Question

The maximum stress that can be applied to the material of a wire employed to suspend an elevator is $\dfrac{3}{\pi } \times {10^8}N/{m^2}$. If the mass of the elevator is 900kg and it moves up with an acceleration of $2.2m/{s^2}$then calculate the minimum radius of the wire is:

Answer 1

Hint: Any elastic material can hold its elasticity property up to a certain limit, known as elastic limit. Beyond the elastic limit, the material breaks up (deformed). So, the force per unit area applied to the elastic body is defined as the stress.

Formula used:
\[stress = \dfrac{{force}}{{area}} = \dfrac{F}{A}\]
Here, $F$ is force and $A$ is the area.

Complete step by step answer:
The stress on an elastic body is defined as force exerted per unit cross section. It is synonymous to pressure and appears as pressure in the mathematical definition of Bulk modulus. Hooke’s law states a direct proportionality of stress and strain. In a stress and strain graph after a point, the graph becomes non-linear. This point is described as the elastic limit and also the point of maximum stress that can be applied to an elastic body without deformation. So, we have,
\[stress = \dfrac{{force}}{{area}} = \dfrac{F}{A}\]
For the stress to be maximum, the cross-sectional area has to be minimum. For the cross-sectional area to be minimum, the radius has to be minimum. And the force is defined by Newton’s Second law as mass times acceleration. So, on substituting the sub expressions in the main equation, we have,
\[
stres{s_{\max }} = \dfrac{{force}}{{are{a_{\min }}}} \\
{r_{\min }} = \dfrac{{(ma)}}{{2\pi {{(stress)}_{\max }}}} \\
\]
On substituting the data from the question, we have,
\[
{r_{\min }} = \dfrac{{900 \times 2.2}}{{2\pi \left( {\dfrac{3}{\pi } \times {{10}^8}} \right)}}m \\
{r_{\min }} = 3.3 \times {10^{ - 6}}m \\
or \\
{r_{\min }} = 3.3\mu m \\
\]
Therefore, the minimum area of cross-section for the given maximum stress is 3.3 micro-meter.

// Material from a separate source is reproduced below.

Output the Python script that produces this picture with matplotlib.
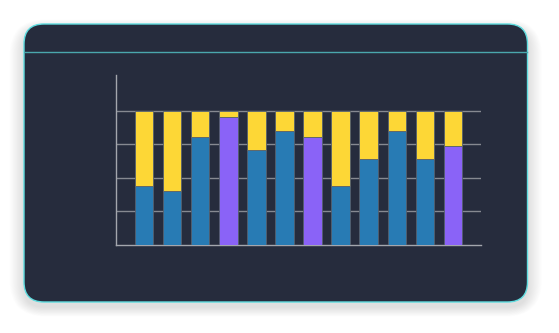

Note: The examiner may ask the same question in terms of strain. In place of stress, the value of maximum strain may be given. Then we have to use Hooke’s law which states that stress is directly proportional to strain.so,
\[
Strain \times Y = Stress \\
Strai{n_{\max }} \times Y = \dfrac{F}{{{A_{\min }}}} \\
{r_{\min }} = \dfrac{F}{{2\pi \times Y \times strai{n_{\max }}}} \\
\]